La Cour suprême des États-Unis vient de rendre un jugement étonnant sur le droit d’une université catholique à ne pas rembourser les moyens de contraception utilisés par ses employés.
Ainsi, en substance, les très savants juges viennent dire au bon peuple que la loi du dieu des catholiques l’emporte sur la loi des gens élus démocratiquement. Pardon, il aurait fallu écrire «que la loi du dieu des catholiques interprétée par leurs leaders non-élus l’emporte sur celles du reste de la population, dont les leaders sont, eux, des élus».
Ce jugement ouvre la porte à tous les abus. Pourquoi en effet, suivant la même logique, une entreprise musulmane américaine ne pourrait-elle pas imposer la charia non seulement à ses employés musulmans, mais aussi à ceux qui ne le sont pas? Idem pour tous les groupes religieux tordus dont les États-Unis regorgent. (Oui, j’assimile la charia à une idéologie tordue et c’est encore trop poli).
Le danger pour la démocratie est évident et immédiat. Ce jugement démontre la profondeur de l’emprise de la religion sur la politique américaine. On connaissait par-exemple les croyances religieuses de George W. Bush et leur impact sur les politiques de ce dernier au Proche et au Moyen-Orient. Le président Obama et son idéalisme tout droit descendu de ses croyances religieuses a aussi beaucoup déteint sur sa politique étrangère. Mais ce jugement dénote une incompréhension de la philosophie de la constitution américaine chez certaines élites américaines
Bien-sûr, les États-Unis ont été fondés en partie par des Anglais qui fuyaient les persécutions religieuses, ce qui peut expliquer la vigueur des lois américaines qui défendent la liberté de croyance. Mais précisément, cette liberté de croyance ne doit pas s’exercer à l’encontre de la liberté de croyances des autres, et surtout pas à l’encontre de la volonté des élus. Sans doute le débat juridique n’est-il pas complètement évident et c’est pour cette raison que la cause s’est rendue jusqu’en Cour suprême. Mais le débat politique, celui-là qui est à l’origine de la démocratie moderne, est clair : les citoyens qui se font imposer les rigueurs d’une religion contre leur volonté ne sont pas libres.

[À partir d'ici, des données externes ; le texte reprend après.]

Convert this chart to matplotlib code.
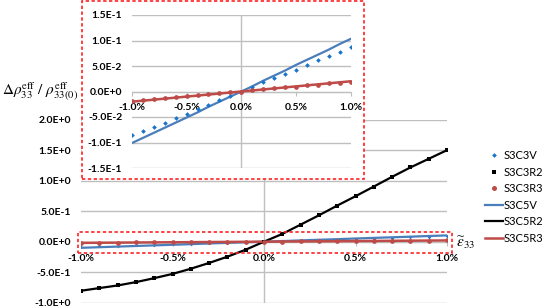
import numpy as np
import matplotlib
matplotlib.use('Agg')
import matplotlib.pyplot as plt
from matplotlib.patches import Rectangle
from matplotlib.lines import Line2D
from matplotlib.ticker import FuncFormatter

plt.rcParams['font.family'] = ['Lato', 'DejaVu Sans']
plt.rcParams['mathtext.fontset'] = 'stix'

# strain in %
strain = [-1.0, -0.9, -0.8, -0.7, -0.6, -0.5, -0.4, -0.3, -0.2, -0.1, 0.0,
          0.1, 0.2, 0.3, 0.4, 0.5, 0.6, 0.7, 0.8, 0.9, 1.0]

# scatter series (S3C3*)
s3c3v = [-0.086, -0.078, -0.069, -0.061, -0.052, -0.044, -0.035, -0.026, -0.017, -0.0085, 0.0,
         0.008, 0.018, 0.026, 0.035, 0.043, 0.052, 0.061, 0.069, 0.078, 0.087]
s3c3r2 = [-0.807, -0.763, -0.72, -0.665, -0.60, -0.53, -0.445, -0.35, -0.247, -0.132, 0.0,
          0.127, 0.28, 0.433, 0.593, 0.747, 0.906, 1.066, 1.22, 1.362, 1.504]
s3c3r3 = [-0.019, -0.017, -0.015, -0.013, -0.011, -0.0095, -0.0076, -0.0057, -0.0038, -0.0019, 0.0,
          0.002, 0.004, 0.006, 0.008, 0.0098, 0.0118, 0.0137, 0.0157, 0.0176, 0.0196]

# line series (S3C5*)
s3c5v = [-0.101, -0.091, -0.081, -0.071, -0.061, -0.051, -0.041, -0.030, -0.020, -0.010, 0.0,
         0.010, 0.021, 0.031, 0.041, 0.052, 0.062, 0.072, 0.082, 0.093, 0.103]
s3c5r2 = s3c3r2
s3c5r3 = [-0.020, -0.018, -0.016, -0.014, -0.012, -0.010, -0.008, -0.006, -0.004, -0.002, 0.0,
          0.002, 0.004, 0.006, 0.008, 0.010, 0.012, 0.014, 0.016, 0.018, 0.020]

main_yticks = [-1.0, -0.5, 0.0, 0.5, 1.0, 1.5, 2.0]
inset_yticks = [-0.15, -0.10, -0.05, 0.0, 0.05, 0.10, 0.15]
xticks = [-1.0, -0.5, 0.0, 0.5, 1.0]

c_dia = '#1874CD'
c_blue = '#4A7EBB'
c_red = '#BE4B48'
grid_c = '#BFBFBF'

def sci(v, pos):
    s = '%.1E' % v
    m, e = s.split('E')
    return '%sE%s%d' % (m, '+' if int(e) >= 0 else '-', abs(int(e)))

def pct(v, pos):
    return '%.1f%%' % v

fig = plt.figure(figsize=(5.45, 3.08), dpi=100)

def style(ax, ylim, yticks, fs, xpad):
    ax.set_xlim(-1.0, 1.0)
    ax.set_ylim(*ylim)
    ax.set_yticks(yticks)
    ax.set_xticks(xticks)
    ax.yaxis.set_major_formatter(FuncFormatter(sci))
    ax.xaxis.set_major_formatter(FuncFormatter(pct))
    for s in ['top', 'right', 'left']:
        ax.spines[s].set_visible(False)
    ax.spines['bottom'].set_position(('data', 0))
    ax.spines['bottom'].set_color(grid_c)
    ax.spines['bottom'].set_zorder(0.5)
    ax.tick_params(axis='y', length=0, pad=7, labelsize=fs)
    ax.tick_params(axis='x', length=3, color=grid_c, pad=xpad, labelsize=fs)
    for lab in ax.get_xticklabels() + ax.get_yticklabels():
        lab.set_fontweight('bold')
    ax.grid(axis='y', color=grid_c, lw=1.0, zorder=0)
    ax.set_axisbelow(True)
    ax.axvline(0, color=grid_c, lw=1.0, zorder=0.5)
    ax.patch.set_visible(False)

# main axes
ax = fig.add_axes([81/545, (308-302.5)/308, 366/545, 182.5/308])
style(ax, (-1.0, 2.0), main_yticks, 7.5, 6)
ax.plot(strain, s3c5v, color=c_blue, lw=1.6, zorder=3)
ax.plot(strain, s3c5r2, color='black', lw=1.6, zorder=3)
ax.plot(strain, s3c5r3, color=c_red, lw=1.8, zorder=3)
ax.plot(strain, s3c3v, ls='none', marker='D', ms=1.8, mew=0, color=c_dia, zorder=2)
ax.plot(strain, s3c3r2, ls='none', marker='s', ms=3.4, mew=0, color='black', zorder=4)
ax.plot(strain, s3c3r3, ls='none', marker='o', ms=3.4, mew=0, color=c_red, zorder=4)
ax.add_patch(Rectangle((-1.016, -0.18), 2.043, 0.345, fill=False, ec='#FF2020',
                       ls=(0, (2, 1.5)), lw=1.2, clip_on=False, zorder=5))
ax.text(1.05, -0.02, r'$\widetilde{\varepsilon}_{33}$', fontsize=11, ha='left', va='center')

# white background box for inset
fig.patches.append(Rectangle((82/545, 1-179/308), 282/545, 178/308, transform=fig.transFigure,
                             fc='white', ec='#FF2020', ls=(0, (2, 1.5)), lw=1.2, zorder=1.5))

# inset axes
ax2 = fig.add_axes([132/545, (308-168)/308, 218.5/545, 153/308])
ax2.set_zorder(2)
style(ax2, (-0.15, 0.15), inset_yticks, 7.5, 5)
ax2.plot(strain, s3c5v, color=c_blue, lw=1.6, zorder=3)
ax2.plot(strain, s3c5r3, color=c_red, lw=1.8, zorder=3)
ax2.plot(strain, s3c3v, ls='none', marker='D', ms=2.4, mew=0, color=c_dia, zorder=4)
ax2.plot(strain, s3c3r3, ls='none', marker='o', ms=3.4, mew=0, color=c_red, zorder=4)

# y label
fig.text(40/545, 1-92/308, r'$\Delta\rho_{33}^{\mathrm{eff}}\ /\ \rho_{33(0)}^{\mathrm{eff}}$',
         fontsize=11, ha='center', va='center')

# legend
handles = [
    Line2D([], [], ls='none', marker='D', ms=2.4, mew=0, color=c_dia),
    Line2D([], [], ls='none', marker='s', ms=3.4, mew=0, color='black'),
    Line2D([], [], ls='none', marker='o', ms=3.6, mew=0, color=c_red),
    Line2D([], [], color=c_blue, lw=1.6),
    Line2D([], [], color='black', lw=1.6),
    Line2D([], [], color=c_red, lw=1.8),
]
labels = ['S3C3V', 'S3C3R2', 'S3C3R3', 'S3C5V', 'S3C5R2', 'S3C5R3']
fig.legend(handles, labels, loc='upper left', bbox_to_anchor=(485/545, 1-150/308),
           frameon=False, fontsize=8, handlelength=1.6, handletextpad=0.1,
           labelspacing=0.5, borderpad=0, borderaxespad=0)

fig.savefig('out.png', dpi=100)
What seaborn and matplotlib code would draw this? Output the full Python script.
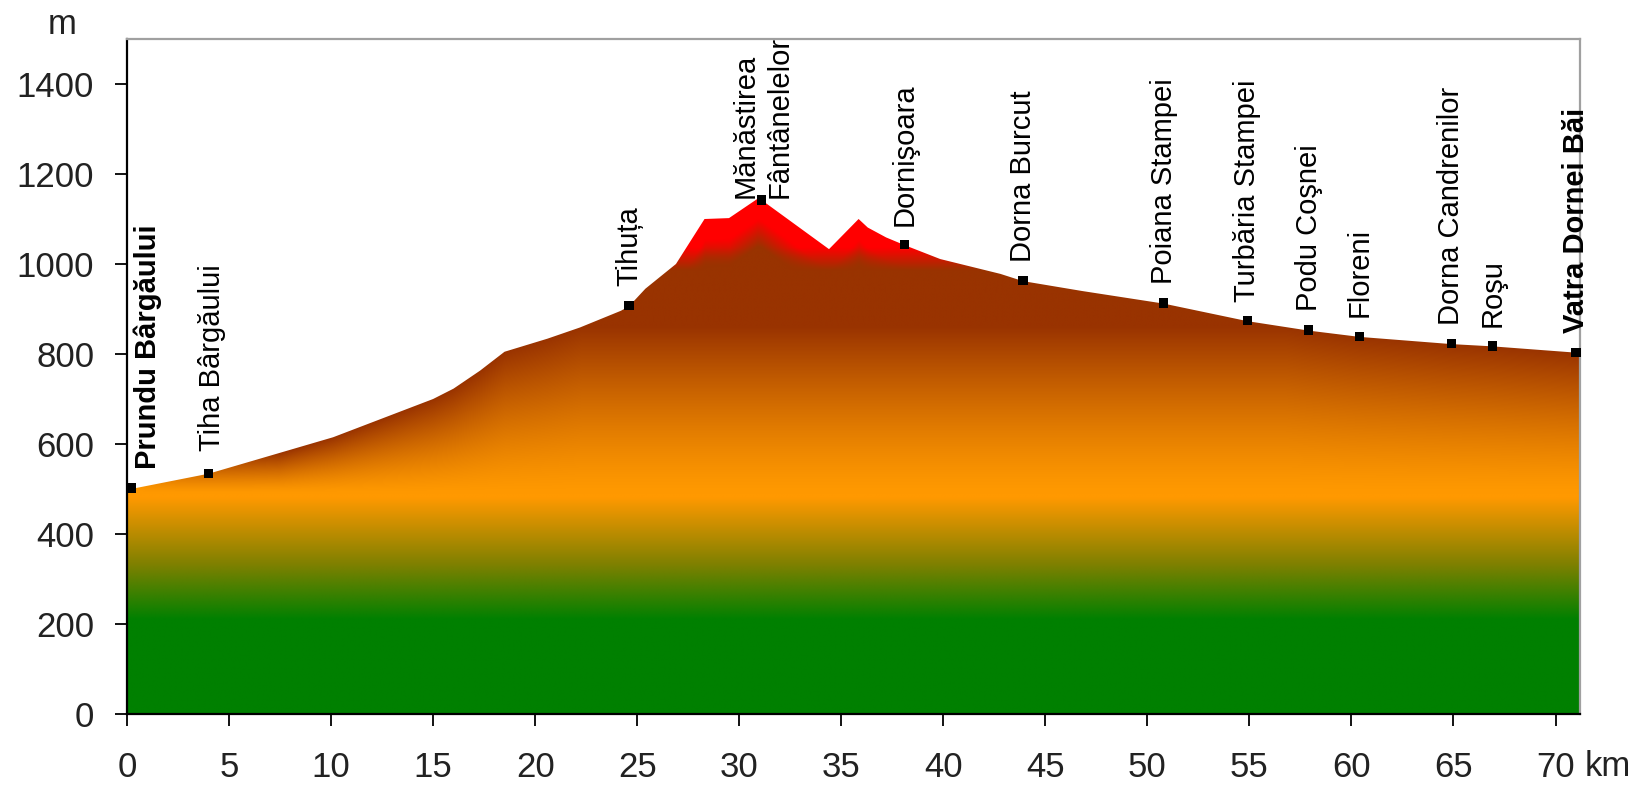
import numpy as np
import matplotlib
matplotlib.use("Agg")
import matplotlib.pyplot as plt
import seaborn as sns

# elevation profile (km, m)
profile_km = [0, 0.2, 4.0, 10.1, 15.0, 16.0, 17.3, 18.5, 20.6, 22.2, 24.2, 24.6,
              25.4, 26.9, 28.3, 29.5, 30.9, 31.1, 34.4, 35.85, 36.3, 37.2, 38.1,
              39.85, 42.8, 43.9, 46.8, 50.8, 54.9, 57.9, 60.4, 64.9, 66.9, 71.0, 71.2]
profile_elev = [497, 500, 534, 615, 700, 723, 763, 805, 834, 859, 896, 906,
                945, 1000, 1100, 1102, 1145, 1142, 1033, 1100, 1081, 1059, 1042,
                1011, 978, 962, 940, 912, 873, 852, 838, 822, 817, 803, 802]

# stations along the road
station_names = ["Prundu Bârgăului", "Tiha Bârgăului", "Tihuța",
                 "Mănăstirea\nFântânelelor", "Dornişoara", "Dorna Burcut",
                 "Poiana Stampei", "Turbăria Stampei", "Podu Coşnei", "Floreni",
                 "Dorna Candrenilor", "Roşu", "Vatra Dornei Băi"]
station_km = [0.2, 4.0, 24.6, 31.1, 38.1, 43.9, 50.8, 54.9, 57.9, 60.4, 64.9, 66.9, 71.0]
station_elev = [502, 535, 908, 1142, 1043, 963, 913, 874, 853, 839, 823, 818, 804]
bold_stations = ["Prundu Bârgăului", "Vatra Dornei Băi"]

x_ticks = [0, 5, 10, 15, 20, 25, 30, 35, 40, 45, 50, 55, 60, 65, 70]
y_ticks = [0, 200, 400, 600, 800, 1000, 1200, 1400]

sns.set_style("ticks")
plt.rcParams["font.family"] = ["Liberation Sans", "DejaVu Sans"]

fig = plt.figure(figsize=(16.35, 7.86), dpi=100)
ax = fig.add_axes([127 / 1635, 72 / 786, 1453 / 1635, 675 / 786])

XMAX, YMAX = 71.2, 1500

# colour shading: green at the bottom, orange, brown near the ground, red on the peaks
xs = np.linspace(0, XMAX, 1200)
es = np.linspace(0, YMAX, 1500)
E = np.repeat(es[:, None], len(xs), axis=1)
S = np.interp(xs, profile_km, profile_elev)[None, :]
D = S - E  # depth below the ground line

green = np.array([0, 128, 0]) / 255
olive = np.array([125, 128, 0]) / 255
orange = np.array([255, 153, 0]) / 255
brown = np.array([153, 51, 0]) / 255
red = np.array([255, 0, 0]) / 255


def mix(c1, c2, t):
    t = np.clip(t, 0, 1)[..., None]
    return c1 * (1 - t) + c2 * t


col = mix(green, olive, (E - 210) / 120)
col = mix(col, orange, (E - 330) / 150)
top = np.minimum(S, 860)
b = np.clip((E - 490) / np.maximum(top - 490, 1), 0, 1) ** 1.3 * np.clip((S - 500) / 80, 0, 1)
col = mix(col, brown, b)
r = np.clip((E - 985) / 50, 0, 1) * np.clip(1.8 - D / 60, 0, 1)
col = mix(col, red, r)

im = ax.imshow(col, extent=[0, XMAX, 0, YMAX], origin="lower", aspect="auto",
               interpolation="bilinear", zorder=1)
ground = ax.fill_between(profile_km, profile_elev, 0, facecolor="none", edgecolor="none")
im.set_clip_path(ground.get_paths()[0], transform=ax.transData)

sns.scatterplot(x=station_km, y=station_elev, marker="s", s=45, color="black",
                edgecolor="none", ax=ax, zorder=5, clip_on=False, legend=False)

# label placement tweaks (pixels)
label_offsets = {"Prundu Bârgăului": (17, 19), "Tiha Bârgăului": (3, 22),
                 "Mănăstirea\nFântânelelor": (1, 2)}
for name, km, el in zip(station_names, station_km, station_elev):
    dx, dy = label_offsets.get(name, (0, 19))
    ax.annotate(name, (km, el), xytext=(dx, dy), textcoords="offset pixels",
                rotation=90, ha="center", va="bottom", fontsize=21,
                fontweight="bold" if name in bold_stations else "normal",
                multialignment="left", linespacing=1.3, color="black",
                annotation_clip=False, zorder=6)

ax.set_xlim(0, XMAX)
ax.set_ylim(0, YMAX)
ax.set_xticks(x_ticks)
ax.set_yticks(y_ticks)
ax.tick_params(axis="both", direction="out", length=8.6, width=1.3,
               labelsize=25, colors="black", labelcolor="#222222")
ax.tick_params(axis="x", pad=18)
ax.tick_params(axis="y", pad=15)
ax.set_xlabel("")
ax.set_ylabel("")

for side in ["left", "bottom"]:
    ax.spines[side].set_color("black")
    ax.spines[side].set_linewidth(1.6)
for side in ["top", "right"]:
    ax.spines[side].set_color("#a0a0a0")
    ax.spines[side].set_linewidth(1.6)

fig.text(62 / 1635, 1 - 25 / 786, "m", fontsize=25, ha="center", va="center", color="#222222")
fig.text(1608 / 1635, 1 - 766 / 786, "km", fontsize=25, ha="center", va="center", color="#222222")

fig.savefig("out.png", dpi=100)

On rétorquera peut-être que les moyens de contraception sont à la portée de tous et chacun et que rien n’empêche les gens d’en acheter. C’est d’ailleurs ainsi que la Cour Suprême a justifié sa décision : le fardeau imposé aux pratiquants des autres religions ne serait pas trop lourd. Bien-entendu. Mais le débat ne se situe pas là. La question est de portée plus générale. Une nouvelle brèche vient d’être ouverte par la Cour suprême des États-Unis dans la démocratie. Il faut espérer que les théocrates ne s’y engouffreront pas trop rapidement.